The DVD actually included most of the texts from her book, Inanna: Queen of Heaven and Earth, but "Descent" was my focus. It wasn't until Inanna began the actual entry to the underworld that I finally figured out what had been nagging at me throughout the performance: the formality of it.

Wolkstein is quite aware that her texts are poetry that follow a particular form, and her performance is correspondingly constrained. She moves about the stage gracefully, but it's the grace of a ritualist. It's the grace of a Queen of Swords.

And that's not what Inanna is like -- not the Inanna I know, anyway.

Inanna is passionate, brash, arrogant, reckless -- and none of those qualities were present in the serene figure Wolkstein presented. Her declaration of intent to visit The Great Below was announced with calm detachment, not eager adventure. The instructions to Ninshubur regarding how to rescue her were solidly reasonable, not an almost off-hand thought. The passage through the seven gates, a process during which Inanna is methodically stripped of power, of pride, of confidence, was rushed through, with dimming lights signaling the exterior change but nothing of the interior one.

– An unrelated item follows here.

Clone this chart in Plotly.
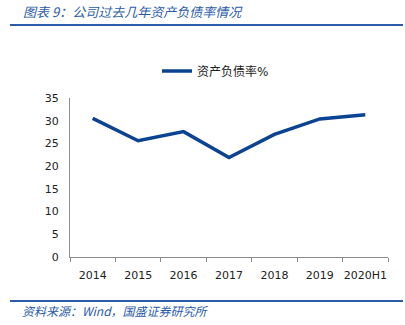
import plotly.graph_objects as go

years = ["2014", "2015", "2016", "2017", "2018", "2019", "2020H1"]
debt_ratio = [30.5, 25.6, 27.6, 21.9, 27.0, 30.4, 31.3]
y_ticks = [0, 5, 10, 15, 20, 25, 30, 35]

blue = "#0B4393"
text_blue = "#2A5CAA"

fig = go.Figure()
fig.add_trace(go.Scatter(
    x=years, y=debt_ratio, mode="lines", name="资产负债率%",
    line=dict(color=blue, width=3.5),
))

fig.update_layout(
    width=405, height=325,
    margin=dict(l=70, r=17, t=98, b=68),
    paper_bgcolor="white", plot_bgcolor="white",
    font=dict(family="DejaVu Sans, Noto Sans CJK SC", size=11, color="#222"),
    showlegend=True,
    legend=dict(orientation="h", x=(157-70)/318, xanchor="left", y=(325-68-71)/159, yanchor="middle",
                font=dict(family="DejaVu Sans, Noto Sans CJK SC", size=12, color="#222"),
                bgcolor="rgba(0,0,0,0)"),
    xaxis=dict(
        type="category", range=[-0.5, 6.5], showgrid=False, showline=True,
        linecolor="#8c8c8c", linewidth=1,
        ticks="outside", tickson="boundaries", ticklen=4, tickcolor="#8c8c8c",
        ticklabelstandoff=8, tickangle=0,
        tickfont=dict(size=11, color="#222"), fixedrange=True,
    ),
    yaxis=dict(
        range=[0, 35], tickvals=y_ticks, showgrid=False, zeroline=False,
        showline=True, linecolor="#8c8c8c", linewidth=1, ticks="",
        ticklabelstandoff=8,
        tickfont=dict(size=11, color="#222"), fixedrange=True,
    ),
    shapes=[
        dict(type="line", xref="paper", yref="paper", x0=-60/318, x1=(403-70)/318,
             y0=(325-68-25)/159, y1=(325-68-25)/159,
             line=dict(color="#2A5CAA", width=2)),
        dict(type="line", xref="paper", yref="paper", x0=-60/318, x1=(403-70)/318,
             y0=(325-68-301)/159, y1=(325-68-301)/159,
             line=dict(color="#2A5CAA", width=2)),
    ],
    annotations=[
        dict(text="<i>图表 9：公司过去几年资产负债率情况</i>", xref="paper", yref="paper",
             x=-49/318, y=(325-68-12)/159, xanchor="left", yanchor="middle", showarrow=False,
             font=dict(family="Noto Sans CJK SC", size=13, color=text_blue)),
        dict(text="<i>资料来源：Wind，国盛证券研究所</i>", xref="paper", yref="paper",
             x=-50/318, y=(325-68-310)/159, xanchor="left", yanchor="middle", showarrow=False,
             font=dict(family="Noto Sans CJK SC", size=12, color=text_blue)),
    ],
)

fig.write_html("out.html")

Wolkstein's serene, reserved formality reminded me of the studious formality of an earnest novice Performing Shakespeare without understanding or communicating the rough vitality that underscores the archaic language loaded with centuries of baggage.

At the same time. . . it did me a great deal of good to watch the performance and listen to the words and be reminded of the many reasons why I felt close to Inanna for as long as I did. Ereshkigal herself has called me "Inanna's get". I partake of her passions. I partake of her association with sovereignty and kingmaking. And long before I was taken in as Ereshkigal's bitch and priestess, I, like Inanna, willfully pushed my way through the gates of the underworld, allowing much of what was most precious to me to be stripped from me and ultimately needing rescue to ascend again.

I found a piece of myself this evening. Not just in the performance, but in the company of the man who shared the DVD with me. The evening ended with a delightful, passionate, healing exchange of fierce kisses and caresses. . . something which has been long absent in my life.

It did feel strange to be kissing someone besides LM, but it also felt right and good. This is part of me. The passion is part of me. It probably would have happened whatever we had watched this evening. . . but there is something ritually appropriate about this.

Hmmm. . . The last time something like this happened was after my second degree initiation at Pantheacon last year, when my "sacred stranger" helped me ground and seal those energies. Interesting that this is happening almost exactly a year later, after a ritual involving Inanna and Ereshkigal.